1. Business

Insurance regulators fret over a spike in auto glass claims

The Office of Insurance Regulation is taking on assignment of benefits abuse in the 2018 legislative session. Pictured is Florida Insurance Commissioner David Altmaier. | [Times file photo]
Published Aug. 22, 2017

TALLAHASSEE — Three months ago, state regulators weren't tracking a surge in broken auto glass claims, particularly in Tampa Bay.

The issue has their attention now.

"There's a lot more (assignment of benefits)-related litigation in the windshield space than in the property space," Florida Insurance Commissioner David Altmaier said during a state Cabinet meeting last week.

Abuse of what's known as "assignment of benefits" has ramped up in recent years. The issue occurs when a policyholder gives a third party — such as an auto glass company — permission to deal directly with their insurance company following a claim. If the insurance company refuses to pay what the company charges for a repair, the glass company often sues (in the consumer's name) for the remaining balance and attorneys fees, driving up the overall cost of the claim and later, consumers' rates.

As the Tampa Bay Times noted in a May report, lawsuits by auto glass companies against insurance companies skyrocketed from 1,389 in 2012 to 19,695 in 2016. Tampa Bay accounts for a little over half of those cases.

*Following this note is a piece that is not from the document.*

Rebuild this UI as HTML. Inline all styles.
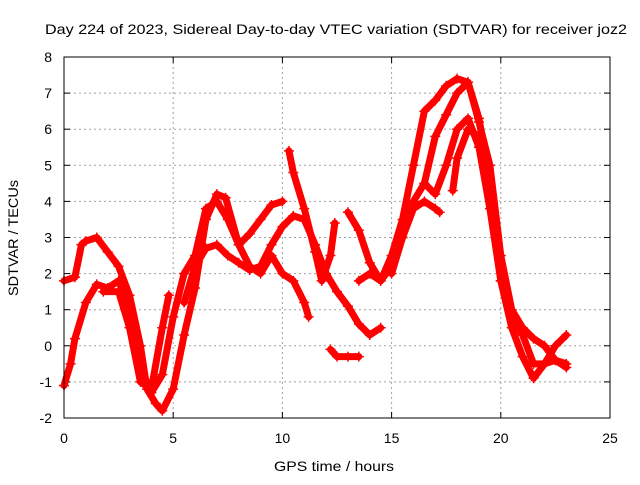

Previous coverage: Tampa Bay is ground-zero for assignment of benefits cases over broken auto glass

When asked about the jump in claims at the time, OIR said it did not track auto glass claims specifically. The agency instead only tracked the more expensive iteration of assignment of benefits abuse — property damage.

During the upcoming 2018 legislative session, Altmaier said, assignment of benefits abuse will be the agency's priority — including auto glass.

"The solution, we believe, to the windshield issue is the same as the solution to the property issue," Altmaier said. A bill that did not pass the 2017 session would have reformed the automatically-awarded attorney fees that come with a judgment in favor of companies acting on behalf of consumers.

The difference between abuse in auto and home cases is price.

"It's not hitting the pocketbooks of consumers quite like the property issue is," Altmaier said.

But auto insurance policyholders could pay the price in higher premiums down the road — especially as areas outside Tampa Bay report a similar jump in claims.

"I would anticipate that it will begin to spread," Altmaier said. "And in fact, we're already starting to see it begin to spread throughout the state (though) not nearly to the same volume as Tampa."